Most of the particles with three half-cycles show a strong correlation among *k*(*x*, *y*) trained on the basis of the three training datasets, and all three validation curves have clear minima around the optimal *ρ*_{2}. The presence of a few particles that show a lack of consistency among *k*(*x*, *y*) in cross-validation reflects the possibility of unmodelled effects in certain half-cycles in the heterogeneous dataset (Supplementary Information section 8.6). Therefore, to avoid bias, the reported spatial heterogeneities *k*(*x*, *y*) in Supplementary Fig. 57 are obtained by training on all half-cycles with equal weights using the optimal regularization coefficient.

### Learning from the uniformity coefficient

Using the uniformity coefficient only as the training data and hence discarding spatial information, we use both the full 2D continuum model on a square and a simplified ‘0D’ model that excludes all spatial correlation (spatial heterogeneity is included in both models but only *σ*_{ψ} is an unknown parameter, whereas *k*(*x*, *y*) is a fixed and randomly generated Gaussian random field). HMC sampling shows that the posterior distribution of parameters of *j*_{0}(*c*) and *μ*_{h}(*c*) approximately lies on a manifold that is defined by the contours of the terms in the normalized autocatalytic rate *s*/*R* ((ln*j*_{0})′ and \({j}_{0}{\mu }_{{\rm{h}}}^{{\prime} }\); see Supplementary Fig. 13), resulting in coupling between the magnitude of *j*_{0} and the slope of *μ*_{h}(*c*) and between parameters of *j*_{0}(*c*). Despite the coupling, the persistent features that arise from the HMC sampling are the non-monotonicity of *μ*_{h}(*c*) and the asymmetry of *j*_{0}(*c*).

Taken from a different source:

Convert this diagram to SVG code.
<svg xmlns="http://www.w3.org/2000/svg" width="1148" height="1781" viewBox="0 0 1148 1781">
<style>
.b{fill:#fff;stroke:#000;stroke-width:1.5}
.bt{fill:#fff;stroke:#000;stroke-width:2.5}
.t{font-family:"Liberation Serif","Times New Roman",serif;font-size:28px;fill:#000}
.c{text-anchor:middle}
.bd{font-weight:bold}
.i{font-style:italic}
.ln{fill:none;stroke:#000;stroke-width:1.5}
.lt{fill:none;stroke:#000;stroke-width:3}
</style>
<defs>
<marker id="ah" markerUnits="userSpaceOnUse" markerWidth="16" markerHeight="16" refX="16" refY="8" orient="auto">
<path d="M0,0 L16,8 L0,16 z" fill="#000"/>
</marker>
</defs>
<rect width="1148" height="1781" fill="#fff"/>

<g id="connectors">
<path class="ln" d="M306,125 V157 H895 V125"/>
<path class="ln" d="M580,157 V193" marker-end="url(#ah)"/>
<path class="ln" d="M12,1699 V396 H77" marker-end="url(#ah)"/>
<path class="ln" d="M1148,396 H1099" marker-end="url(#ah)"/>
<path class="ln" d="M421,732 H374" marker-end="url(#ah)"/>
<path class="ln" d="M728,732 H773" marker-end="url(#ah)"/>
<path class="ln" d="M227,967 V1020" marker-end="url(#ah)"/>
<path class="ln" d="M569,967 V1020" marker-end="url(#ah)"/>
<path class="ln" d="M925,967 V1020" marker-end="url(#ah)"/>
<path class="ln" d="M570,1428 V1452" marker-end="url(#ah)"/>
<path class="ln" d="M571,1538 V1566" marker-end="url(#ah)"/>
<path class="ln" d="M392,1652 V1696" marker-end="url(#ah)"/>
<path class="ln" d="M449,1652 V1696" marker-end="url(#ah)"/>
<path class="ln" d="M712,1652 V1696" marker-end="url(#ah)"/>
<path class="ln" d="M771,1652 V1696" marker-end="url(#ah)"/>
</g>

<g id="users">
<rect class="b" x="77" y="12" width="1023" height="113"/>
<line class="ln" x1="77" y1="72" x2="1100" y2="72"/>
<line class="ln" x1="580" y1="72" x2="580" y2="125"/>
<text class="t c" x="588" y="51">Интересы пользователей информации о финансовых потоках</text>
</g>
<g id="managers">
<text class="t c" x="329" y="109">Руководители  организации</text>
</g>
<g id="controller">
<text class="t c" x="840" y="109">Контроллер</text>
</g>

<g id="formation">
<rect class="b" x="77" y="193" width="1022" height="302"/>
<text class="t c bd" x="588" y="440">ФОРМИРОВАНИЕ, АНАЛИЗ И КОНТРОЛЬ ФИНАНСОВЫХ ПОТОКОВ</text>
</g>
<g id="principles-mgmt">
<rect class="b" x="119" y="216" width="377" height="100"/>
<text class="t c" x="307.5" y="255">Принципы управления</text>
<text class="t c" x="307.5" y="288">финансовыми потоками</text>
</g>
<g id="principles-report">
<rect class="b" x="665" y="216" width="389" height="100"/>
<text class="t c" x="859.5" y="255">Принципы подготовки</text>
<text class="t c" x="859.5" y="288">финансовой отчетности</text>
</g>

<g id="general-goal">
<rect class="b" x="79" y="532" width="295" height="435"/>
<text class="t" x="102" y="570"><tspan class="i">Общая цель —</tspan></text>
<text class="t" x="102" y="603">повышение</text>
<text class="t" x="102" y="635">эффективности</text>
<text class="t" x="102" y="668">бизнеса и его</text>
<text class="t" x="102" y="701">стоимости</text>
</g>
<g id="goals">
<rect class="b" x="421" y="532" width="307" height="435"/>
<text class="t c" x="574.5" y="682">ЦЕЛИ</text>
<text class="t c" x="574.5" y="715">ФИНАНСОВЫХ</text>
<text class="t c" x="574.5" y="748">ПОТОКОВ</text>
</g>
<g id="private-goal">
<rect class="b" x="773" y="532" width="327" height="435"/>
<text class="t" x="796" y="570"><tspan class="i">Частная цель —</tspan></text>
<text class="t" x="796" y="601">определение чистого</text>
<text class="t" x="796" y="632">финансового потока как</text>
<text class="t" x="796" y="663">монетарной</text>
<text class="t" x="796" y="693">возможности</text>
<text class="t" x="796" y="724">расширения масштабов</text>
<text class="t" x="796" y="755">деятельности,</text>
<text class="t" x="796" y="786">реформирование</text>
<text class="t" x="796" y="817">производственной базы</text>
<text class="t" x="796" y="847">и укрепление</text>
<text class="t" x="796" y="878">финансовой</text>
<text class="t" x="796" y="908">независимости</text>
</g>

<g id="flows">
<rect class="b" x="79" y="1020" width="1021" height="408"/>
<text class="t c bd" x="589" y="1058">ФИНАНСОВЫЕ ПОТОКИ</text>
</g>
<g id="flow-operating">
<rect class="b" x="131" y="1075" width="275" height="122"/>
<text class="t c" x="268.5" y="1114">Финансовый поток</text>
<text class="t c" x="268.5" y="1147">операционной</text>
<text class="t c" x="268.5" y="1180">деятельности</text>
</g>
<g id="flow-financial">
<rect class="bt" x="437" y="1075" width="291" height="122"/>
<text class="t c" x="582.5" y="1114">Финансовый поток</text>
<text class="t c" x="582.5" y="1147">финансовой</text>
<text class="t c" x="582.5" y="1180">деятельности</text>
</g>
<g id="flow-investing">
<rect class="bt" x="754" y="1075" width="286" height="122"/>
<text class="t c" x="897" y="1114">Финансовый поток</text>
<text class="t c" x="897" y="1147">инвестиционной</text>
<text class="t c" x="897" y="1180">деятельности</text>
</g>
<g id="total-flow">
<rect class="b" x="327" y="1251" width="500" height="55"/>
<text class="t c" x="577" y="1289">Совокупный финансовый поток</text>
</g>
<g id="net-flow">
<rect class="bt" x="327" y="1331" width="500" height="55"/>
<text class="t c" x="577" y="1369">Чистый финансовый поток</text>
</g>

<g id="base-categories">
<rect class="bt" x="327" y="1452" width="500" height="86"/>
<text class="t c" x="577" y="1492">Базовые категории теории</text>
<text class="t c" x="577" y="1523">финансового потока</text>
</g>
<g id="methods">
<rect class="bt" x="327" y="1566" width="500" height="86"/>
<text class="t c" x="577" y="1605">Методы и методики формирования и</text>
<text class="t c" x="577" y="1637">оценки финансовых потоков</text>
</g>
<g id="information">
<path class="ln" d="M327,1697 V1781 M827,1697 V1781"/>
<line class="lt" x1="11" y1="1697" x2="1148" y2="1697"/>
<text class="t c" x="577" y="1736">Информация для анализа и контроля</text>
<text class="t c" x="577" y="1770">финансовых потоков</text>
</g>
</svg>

We also include ohmic film resistance, which alters the asymptotic relationship between rate and overpotential at high overpotential, and found that it has a broad posterior distribution over many orders of magnitude and has little correlation with other parameters. Hence, ohmic film resistance is omitted in the full-image inversion.